* **GIVEN PROBLEM**
Search the records for "with" and copy each line that holds it.

* **AVAILABLE RECORDS**
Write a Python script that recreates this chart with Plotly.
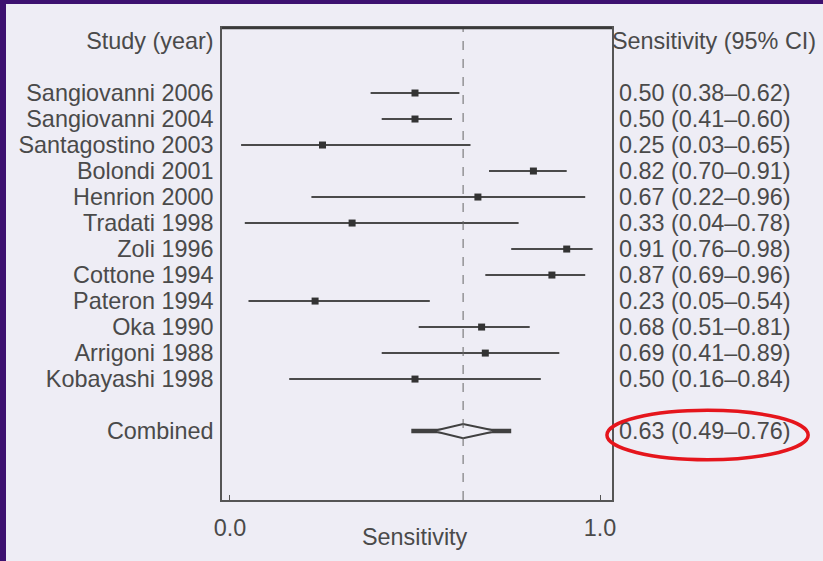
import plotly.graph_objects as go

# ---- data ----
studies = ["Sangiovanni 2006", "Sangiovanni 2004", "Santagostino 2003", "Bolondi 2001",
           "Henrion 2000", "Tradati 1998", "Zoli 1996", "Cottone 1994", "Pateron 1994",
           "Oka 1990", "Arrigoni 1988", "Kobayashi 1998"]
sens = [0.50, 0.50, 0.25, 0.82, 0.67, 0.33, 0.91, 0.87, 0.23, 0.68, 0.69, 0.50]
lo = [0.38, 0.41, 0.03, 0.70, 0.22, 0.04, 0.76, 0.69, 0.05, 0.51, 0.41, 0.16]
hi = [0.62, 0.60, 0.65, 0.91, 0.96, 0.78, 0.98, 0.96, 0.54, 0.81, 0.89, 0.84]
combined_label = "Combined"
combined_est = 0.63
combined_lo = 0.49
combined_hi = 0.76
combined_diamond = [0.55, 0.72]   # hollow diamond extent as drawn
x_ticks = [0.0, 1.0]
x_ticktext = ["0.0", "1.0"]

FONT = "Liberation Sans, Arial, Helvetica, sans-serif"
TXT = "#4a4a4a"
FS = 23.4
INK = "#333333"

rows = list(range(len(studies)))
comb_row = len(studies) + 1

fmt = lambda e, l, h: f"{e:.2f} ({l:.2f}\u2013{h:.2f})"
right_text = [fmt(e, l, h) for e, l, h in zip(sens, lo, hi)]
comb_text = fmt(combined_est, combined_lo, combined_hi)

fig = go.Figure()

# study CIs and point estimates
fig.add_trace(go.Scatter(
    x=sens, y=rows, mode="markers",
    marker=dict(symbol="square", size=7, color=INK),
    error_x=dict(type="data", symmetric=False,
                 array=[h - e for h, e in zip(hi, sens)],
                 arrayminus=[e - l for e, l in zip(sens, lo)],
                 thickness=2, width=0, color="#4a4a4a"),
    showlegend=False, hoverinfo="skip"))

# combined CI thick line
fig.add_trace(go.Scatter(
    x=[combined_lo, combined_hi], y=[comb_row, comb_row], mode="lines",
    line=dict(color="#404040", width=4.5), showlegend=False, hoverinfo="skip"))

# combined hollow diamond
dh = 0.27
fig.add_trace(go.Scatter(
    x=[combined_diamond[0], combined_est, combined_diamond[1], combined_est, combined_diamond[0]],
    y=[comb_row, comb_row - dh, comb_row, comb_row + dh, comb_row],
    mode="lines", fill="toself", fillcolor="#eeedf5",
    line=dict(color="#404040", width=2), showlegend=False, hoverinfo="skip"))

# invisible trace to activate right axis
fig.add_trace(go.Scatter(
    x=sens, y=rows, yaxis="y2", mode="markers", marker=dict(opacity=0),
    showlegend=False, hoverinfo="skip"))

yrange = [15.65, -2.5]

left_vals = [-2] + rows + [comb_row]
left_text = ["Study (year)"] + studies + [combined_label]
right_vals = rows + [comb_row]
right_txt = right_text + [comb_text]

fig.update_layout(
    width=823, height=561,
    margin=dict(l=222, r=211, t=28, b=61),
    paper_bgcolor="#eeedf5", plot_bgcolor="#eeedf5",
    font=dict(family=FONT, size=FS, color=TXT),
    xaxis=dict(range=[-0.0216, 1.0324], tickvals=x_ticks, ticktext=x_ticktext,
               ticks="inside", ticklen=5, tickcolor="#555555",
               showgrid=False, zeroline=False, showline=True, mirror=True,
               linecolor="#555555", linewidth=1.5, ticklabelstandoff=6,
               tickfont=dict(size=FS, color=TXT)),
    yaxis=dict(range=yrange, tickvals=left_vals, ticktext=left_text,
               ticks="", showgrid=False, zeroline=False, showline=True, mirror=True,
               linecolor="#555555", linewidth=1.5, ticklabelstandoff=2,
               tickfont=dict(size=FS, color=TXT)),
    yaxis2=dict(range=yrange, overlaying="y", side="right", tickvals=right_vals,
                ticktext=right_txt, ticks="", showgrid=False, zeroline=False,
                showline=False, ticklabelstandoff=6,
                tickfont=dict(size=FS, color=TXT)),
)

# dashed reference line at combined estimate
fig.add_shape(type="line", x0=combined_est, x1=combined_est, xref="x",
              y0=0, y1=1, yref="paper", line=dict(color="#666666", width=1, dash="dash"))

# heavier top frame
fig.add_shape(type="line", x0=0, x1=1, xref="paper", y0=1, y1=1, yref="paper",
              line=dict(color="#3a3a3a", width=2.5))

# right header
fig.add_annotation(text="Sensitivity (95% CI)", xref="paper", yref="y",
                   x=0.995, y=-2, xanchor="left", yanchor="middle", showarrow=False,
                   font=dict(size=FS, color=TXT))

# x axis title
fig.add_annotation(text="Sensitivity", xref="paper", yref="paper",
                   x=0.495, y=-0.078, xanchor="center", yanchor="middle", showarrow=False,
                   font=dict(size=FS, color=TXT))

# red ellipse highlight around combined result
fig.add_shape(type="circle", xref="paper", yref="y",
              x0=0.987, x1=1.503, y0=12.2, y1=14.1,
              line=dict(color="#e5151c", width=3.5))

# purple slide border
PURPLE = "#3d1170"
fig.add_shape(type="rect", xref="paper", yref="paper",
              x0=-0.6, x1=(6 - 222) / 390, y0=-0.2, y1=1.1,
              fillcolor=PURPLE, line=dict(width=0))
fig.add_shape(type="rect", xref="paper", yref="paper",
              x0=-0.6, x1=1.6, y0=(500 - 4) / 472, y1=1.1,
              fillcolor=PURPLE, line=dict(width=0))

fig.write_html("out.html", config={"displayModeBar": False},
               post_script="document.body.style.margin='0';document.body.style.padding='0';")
---
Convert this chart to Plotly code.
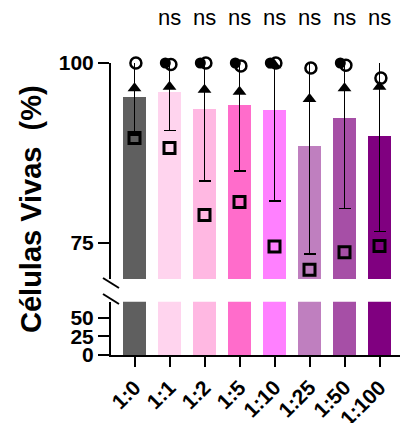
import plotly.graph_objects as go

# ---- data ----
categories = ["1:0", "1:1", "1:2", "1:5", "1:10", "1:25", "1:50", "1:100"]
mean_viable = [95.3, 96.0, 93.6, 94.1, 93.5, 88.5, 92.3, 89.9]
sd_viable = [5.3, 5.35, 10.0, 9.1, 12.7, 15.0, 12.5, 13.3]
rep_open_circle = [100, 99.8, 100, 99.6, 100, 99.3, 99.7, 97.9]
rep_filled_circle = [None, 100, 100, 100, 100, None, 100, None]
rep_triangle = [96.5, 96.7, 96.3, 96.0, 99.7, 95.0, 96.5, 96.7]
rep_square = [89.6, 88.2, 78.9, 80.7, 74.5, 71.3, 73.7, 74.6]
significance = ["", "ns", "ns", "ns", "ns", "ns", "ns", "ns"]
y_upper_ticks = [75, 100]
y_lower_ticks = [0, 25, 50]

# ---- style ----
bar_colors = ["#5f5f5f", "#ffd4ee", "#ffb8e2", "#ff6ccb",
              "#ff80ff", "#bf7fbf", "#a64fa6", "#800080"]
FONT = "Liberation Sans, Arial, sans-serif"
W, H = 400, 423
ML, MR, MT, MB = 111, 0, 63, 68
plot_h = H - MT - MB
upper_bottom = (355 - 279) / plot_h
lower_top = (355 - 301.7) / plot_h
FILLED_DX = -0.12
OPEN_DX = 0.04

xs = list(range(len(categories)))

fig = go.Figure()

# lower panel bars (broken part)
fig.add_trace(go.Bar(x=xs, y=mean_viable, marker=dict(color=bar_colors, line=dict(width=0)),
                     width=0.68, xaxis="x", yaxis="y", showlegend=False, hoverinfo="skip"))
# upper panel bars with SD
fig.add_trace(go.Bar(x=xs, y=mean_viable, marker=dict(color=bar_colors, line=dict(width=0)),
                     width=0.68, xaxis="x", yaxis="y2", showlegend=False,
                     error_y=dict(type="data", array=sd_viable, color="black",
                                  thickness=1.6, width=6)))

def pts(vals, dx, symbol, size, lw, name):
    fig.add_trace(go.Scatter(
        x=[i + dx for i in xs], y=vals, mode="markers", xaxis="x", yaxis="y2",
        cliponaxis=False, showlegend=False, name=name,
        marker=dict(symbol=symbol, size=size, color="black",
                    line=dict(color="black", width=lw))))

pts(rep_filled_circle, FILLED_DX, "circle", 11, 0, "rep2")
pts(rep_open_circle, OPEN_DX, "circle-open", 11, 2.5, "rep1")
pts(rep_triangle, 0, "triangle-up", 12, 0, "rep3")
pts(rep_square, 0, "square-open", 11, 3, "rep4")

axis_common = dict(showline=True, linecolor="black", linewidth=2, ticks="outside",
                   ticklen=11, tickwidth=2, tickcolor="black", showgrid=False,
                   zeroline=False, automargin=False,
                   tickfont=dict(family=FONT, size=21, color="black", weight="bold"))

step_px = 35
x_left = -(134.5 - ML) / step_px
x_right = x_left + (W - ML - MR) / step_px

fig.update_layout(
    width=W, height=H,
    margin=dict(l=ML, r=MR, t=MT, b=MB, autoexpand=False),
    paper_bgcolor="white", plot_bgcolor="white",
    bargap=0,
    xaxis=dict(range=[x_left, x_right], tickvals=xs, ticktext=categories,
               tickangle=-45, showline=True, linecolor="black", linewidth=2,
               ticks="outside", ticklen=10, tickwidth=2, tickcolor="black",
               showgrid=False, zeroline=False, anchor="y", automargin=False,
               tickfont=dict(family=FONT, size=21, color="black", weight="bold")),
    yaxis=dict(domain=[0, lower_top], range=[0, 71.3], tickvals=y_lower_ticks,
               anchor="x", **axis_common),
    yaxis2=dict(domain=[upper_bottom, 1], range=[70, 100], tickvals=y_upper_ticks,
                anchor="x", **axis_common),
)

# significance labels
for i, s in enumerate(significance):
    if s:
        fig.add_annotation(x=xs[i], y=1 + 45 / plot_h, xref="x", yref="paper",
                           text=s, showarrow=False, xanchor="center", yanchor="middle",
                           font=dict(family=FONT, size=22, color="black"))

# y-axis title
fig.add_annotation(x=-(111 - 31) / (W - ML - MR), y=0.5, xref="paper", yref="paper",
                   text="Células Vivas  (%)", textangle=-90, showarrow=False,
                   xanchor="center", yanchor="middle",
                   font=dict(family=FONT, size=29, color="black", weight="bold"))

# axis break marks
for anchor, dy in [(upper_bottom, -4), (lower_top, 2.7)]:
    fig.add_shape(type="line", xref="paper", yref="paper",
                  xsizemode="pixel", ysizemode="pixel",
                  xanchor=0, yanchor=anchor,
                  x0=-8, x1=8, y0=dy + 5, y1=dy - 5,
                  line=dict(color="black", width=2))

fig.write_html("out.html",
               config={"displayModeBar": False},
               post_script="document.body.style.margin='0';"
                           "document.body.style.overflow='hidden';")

* **SOLUTION TO THE PROBLEM**
Write a Python script that recreates this chart with Plotly.
# upper panel bars with SD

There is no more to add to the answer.